Start of STORED DATA

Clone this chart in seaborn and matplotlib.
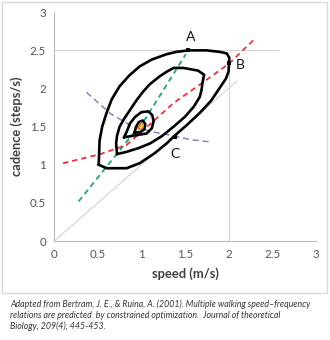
import numpy as np
import pandas as pd
import matplotlib
matplotlib.use("Agg")
import matplotlib.pyplot as plt
import seaborn as sns
from matplotlib.patches import Rectangle

# ---------------- data ----------------
tick_vals = [0, 0.5, 1, 1.5, 2, 2.5, 3]
tick_labels = ["0", "0.5", "1", "1.5", "2", "2.5", "3"]

# cost contours (closed curves)
outer_x = [0.51, 0.60, 0.83, 0.98, 1.15, 1.29, 1.37, 1.52, 1.67, 1.80, 1.90, 1.97, 2.00, 2.01,
           1.98, 1.90, 1.75, 1.54, 1.40, 1.29, 1.12, 0.98, 0.86, 0.75, 0.66, 0.60, 0.55, 0.52, 0.51]
outer_y = [1.00, 0.955, 0.955, 1.02, 1.15, 1.28, 1.37, 1.52, 1.68, 1.84, 2.01, 2.13, 2.22, 2.40,
           2.46, 2.48, 2.50, 2.50, 2.48, 2.45, 2.38, 2.29, 2.17, 2.03, 1.86, 1.68, 1.50, 1.32, 1.00]

second_x = [0.72, 0.83, 0.97, 1.10, 1.24, 1.37, 1.50, 1.60, 1.67, 1.69, 1.70, 1.72, 1.65, 1.48,
            1.37, 1.29, 1.21, 1.10, 1.02, 0.94, 0.87, 0.80, 0.75, 0.72, 0.71, 0.72]
second_y = [1.14, 1.17, 1.22, 1.28, 1.38, 1.50, 1.63, 1.76, 1.89, 1.98, 2.07, 2.18, 2.235, 2.27,
            2.27, 2.22, 2.16, 2.06, 1.96, 1.84, 1.72, 1.60, 1.50, 1.38, 1.28, 1.14]

third_x = [0.80, 0.95, 1.06, 1.12, 1.14, 1.125, 1.08, 1.00, 0.93, 0.87, 0.83, 0.80]
third_y = [1.36, 1.39, 1.41, 1.48, 1.57, 1.65, 1.70, 1.69, 1.63, 1.545, 1.43, 1.36]

fourth_x = [0.92, 0.99, 1.035, 1.045, 1.015, 0.97, 0.94, 0.92]
fourth_y = [1.42, 1.43, 1.47, 1.535, 1.58, 1.56, 1.50, 1.42]

orange_x = [0.965, 1.00, 1.02, 1.015, 0.99, 0.97, 0.965]
orange_y = [1.465, 1.47, 1.50, 1.535, 1.545, 1.51, 1.465]

core_x = [0.99, 1.0]
core_y = [1.50, 1.52]

# dashed prediction curves
green_x = [0.28, 0.85, 1.05, 1.51]
green_y = [0.52, 1.33, 1.61, 2.45]

red_x = [0.10, 0.53, 0.83, 1.00, 1.37, 1.67, 2.01, 2.30]
red_y = [1.02, 1.14, 1.26, 1.43, 1.81, 2.05, 2.33, 2.65]

blue_x = [0.37, 0.64, 0.87, 1.00, 1.18, 1.37, 1.56, 1.79]
blue_y = [1.95, 1.675, 1.52, 1.47, 1.42, 1.38, 1.33, 1.30]

# thin grey reference lines
diag_x = [0, 2.1]
diag_y = [0, 2.1]
hline_x = [0, 2.58]
hline_y = [2.5, 2.5]
vline_x = [2.0, 2.0]
vline_y = [0, 2.33]

# labelled points
pt_names = ["A", "B", "C"]
pt_x = [1.54, 2.01, 1.38]
pt_y = [2.50, 2.33, 1.37]

caption = ("Adapted from Bertram, J. E., & Ruina, A. (2001). Multiple walking speed\u2013frequency\n"
           "relations are predicted  by constrained optimization.  Journal of theoretical\n"
           "Biology, 209(4), 445-453.")

# ---------------- drawing ----------------
sns.set_style("white")
plt.rcParams['font.family'] = ['Lato', 'DejaVu Sans']

fig = plt.figure(figsize=(3.3, 3.4), dpi=100)
ax = fig.add_axes([0.1645, 0.291, 0.792, 0.673])


def curve(xs, ys, **kw):
    df = pd.DataFrame({'x': xs, 'y': ys})
    sns.lineplot(data=df, x='x', y='y', sort=False, estimator=None, ax=ax, **kw)


grey = '#d4d4d4'
curve(diag_x, diag_y, color=grey, lw=0.8)
curve(hline_x, hline_y, color=grey, lw=0.8)
curve(vline_x, vline_y, color=grey, lw=0.8)

curve(green_x, green_y, color='#1fa46c', lw=1.3, dashes=(3, 2.2))
curve(red_x, red_y, color='#e8323c', lw=1.3, dashes=(3, 2.2))
curve(blue_x, blue_y, color='#8484bc', lw=1.1, dashes=(4, 2.5))

for xs, ys in [(outer_x, outer_y), (second_x, second_y), (third_x, third_y), (fourth_x, fourth_y)]:
    curve(xs, ys, color='black', lw=1.9, solid_joinstyle='round', solid_capstyle='round')
curve(orange_x, orange_y, color='#f07f20', lw=1.0, solid_joinstyle='round')
curve(core_x, core_y, color='#c8d030', lw=1.2)

sns.scatterplot(x=pt_x, y=pt_y, ax=ax, color='black', marker='s', s=10, linewidth=0, zorder=5)
offsets = {"A": (0.03, 0.17), "B": (0.13, -0.02), "C": (0.01, -0.23)}
for n, x, y in zip(pt_names, pt_x, pt_y):
    dx, dy = offsets[n]
    ax.text(x + dx, y + dy, n, fontsize=10, ha='center', va='center', color='#111111')

ax.set_xlim(0, 3)
ax.set_ylim(0, 3)
ax.set_xticks(tick_vals)
ax.set_xticklabels(tick_labels)
ax.set_yticks(tick_vals)
ax.set_yticklabels(tick_labels)
ax.tick_params(axis='both', labelsize=8.3, colors='#555555', length=3, width=0.7,
               direction='out', pad=3)
ax.tick_params(axis='both', color='#bbbbbb')
for s in ['top', 'right']:
    ax.spines[s].set_visible(False)
for s in ['left', 'bottom']:
    ax.spines[s].set_color('#bbbbbb')
    ax.spines[s].set_linewidth(0.8)
ax.set_xlabel('speed (m/s)', fontsize=9.3, fontweight='bold', color='#404040', labelpad=5)
ax.set_ylabel('cadence (steps/s)', fontsize=9.3, fontweight='bold', color='#404040', labelpad=5)
ax.grid(False)

fig.patches.append(Rectangle((2 / 330, 1 - 293 / 340), 325 / 330, 291 / 340,
                             transform=fig.transFigure, fill=False,
                             edgecolor='#d9d9d9', lw=1.0))

fig.text(10 / 330, 1 - 299 / 340, caption, fontsize=6.3, style='italic', color='#333333',
         ha='left', va='top', linespacing=1.3)

fig.savefig('out.png', dpi=100)
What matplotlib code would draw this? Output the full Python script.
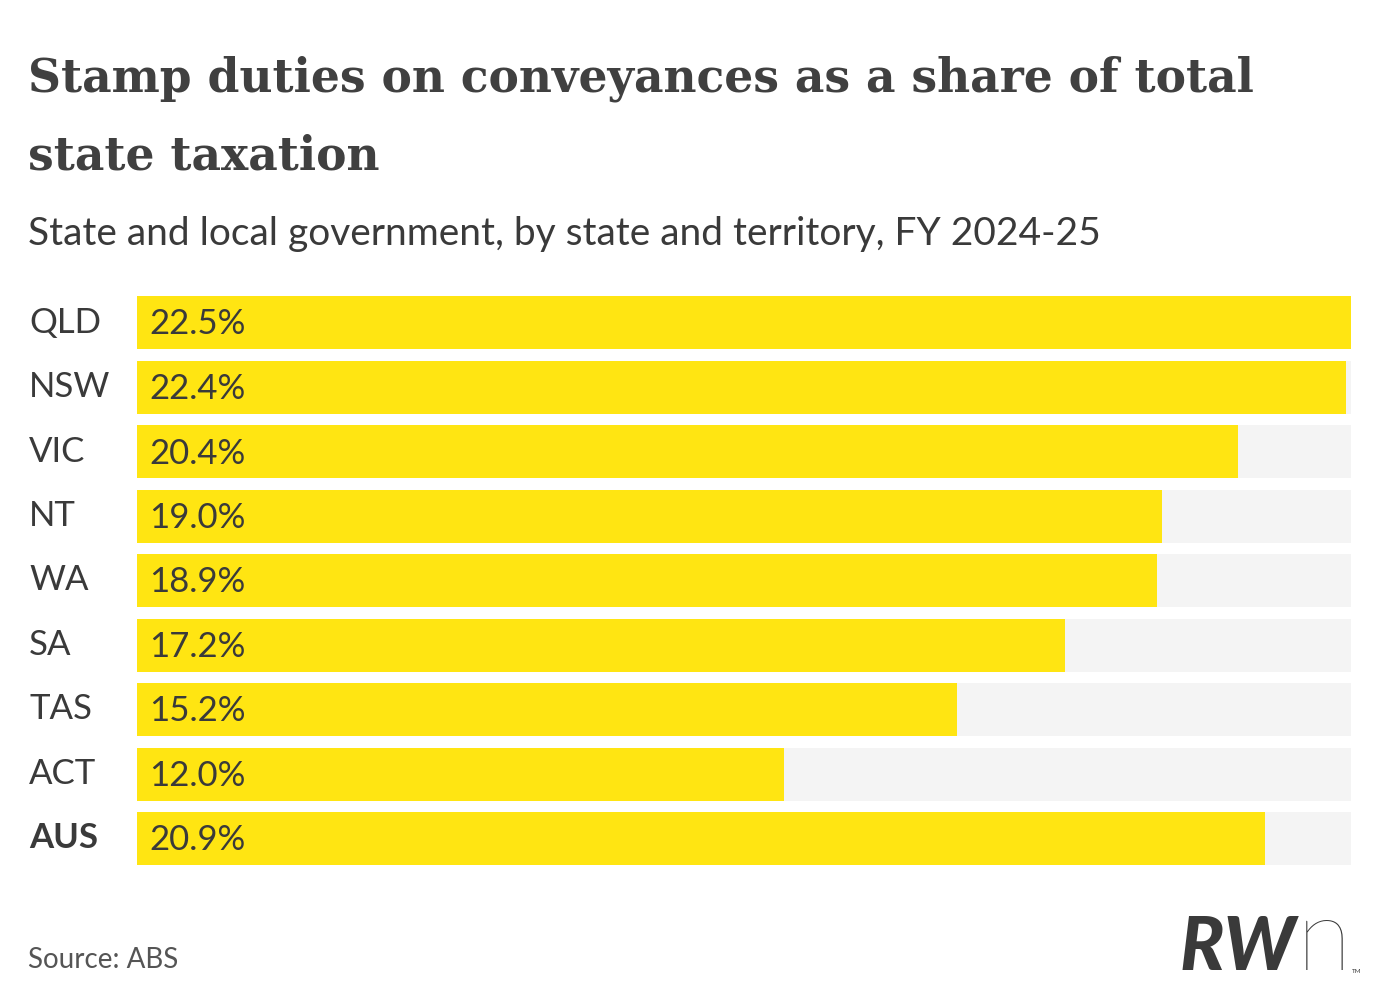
import matplotlib
matplotlib.use("Agg")
import matplotlib.pyplot as plt

categories = ["QLD", "NSW", "VIC", "NT", "WA", "SA", "TAS", "ACT", "AUS"]
values = [22.5, 22.4, 20.4, 19.0, 18.9, 17.2, 15.2, 12.0, 20.9]
value_labels = ["22.5%", "22.4%", "20.4%", "19.0%", "18.9%", "17.2%", "15.2%", "12.0%", "20.9%"]
bold_categories = ["AUS"]

title_lines = ["Stamp duties on conveyances as a share of total", "state taxation"]
subtitle = "State and local government, by state and territory, FY 2024-25"
source = "Source: ABS"

YELLOW = "#FFE512"
TRACK = "#F4F4F4"
TEXT = "#3a3a3a"

W, H = 1381, 1000
fig = plt.figure(figsize=(W / 100, H / 100), dpi=100)
fig.patch.set_facecolor("white")

ax = fig.add_axes([137 / W, 1 - 865 / H, (1351 - 137) / W, (865 - 296) / H])
xmax = max(values)
ypos = list(range(len(categories)))
bh = 53 / 64.5
ax.barh(ypos, [xmax] * len(ypos), height=bh, color=TRACK, zorder=1)
ax.barh(ypos, values, height=bh, color=YELLOW, zorder=2)
ax.set_xlim(0, xmax)
ax.set_ylim(len(categories) - 1 + bh / 2, -bh / 2)
ax.axis("off")

for y, lab in zip(ypos, value_labels):
    ax.annotate(lab, xy=(0, y), xytext=(12, -2), textcoords="offset pixels",
                ha="left", va="center", fontsize=25, color=TEXT,
                family="Lato", zorder=3)

for y, cat in zip(ypos, categories):
    ax.annotate(cat, xy=(0, y), xycoords=("figure fraction", "data"),
                xytext=(29, 0), textcoords="offset pixels",
                ha="left", va="center", fontsize=25, color=TEXT,
                family="Lato",
                fontweight="bold" if cat in bold_categories else "normal")

# Title
t1 = fig.text(28 / W, 1 - 92 / H, title_lines[0], ha="left", va="baseline",
              family="DejaVu Serif", fontweight="bold", fontsize=40, color="#404040")
t2 = fig.text(28 / W, 1 - 170 / H, title_lines[1], ha="left", va="baseline",
              family="DejaVu Serif", fontweight="bold", fontsize=40, color="#404040")
fig.canvas.draw()
r = fig.canvas.get_renderer()
w = t1.get_window_extent(r).width
fs = 40 * (1225 / w)
t1.set_fontsize(fs)
t2.set_fontsize(fs)

fig.text(28 / W, 1 - 245 / H, subtitle, ha="left", va="baseline",
         family="Lato", fontsize=28, color=TEXT)

fig.text(28 / W, 1 - 968 / H, source, ha="left", va="baseline",
         family="Lato", fontsize=20, color="#555555")

# Logo
LOGO = "#3a3a3a"
fig.text(1180 / W, 1 - 970 / H, "RW", ha="left", va="baseline", family="Lato",
         fontweight="black", style="italic", fontsize=53, color=LOGO)
fig.text(1297 / W, 1 - 970 / H, "n", ha="left", va="baseline", family="Lato",
         fontweight="light", fontsize=72, color=LOGO)
fig.text(1352 / W, 1 - 973 / H, "TM", ha="left", va="baseline", family="Lato",
         fontsize=4.5, color=LOGO)

fig.savefig("out.png", dpi=100, facecolor="white")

End of STORED DATA

DIRECTIONS
Your answer should be only a number: how many lines of the data above contain the string "seaborn"?

THE RESULT
2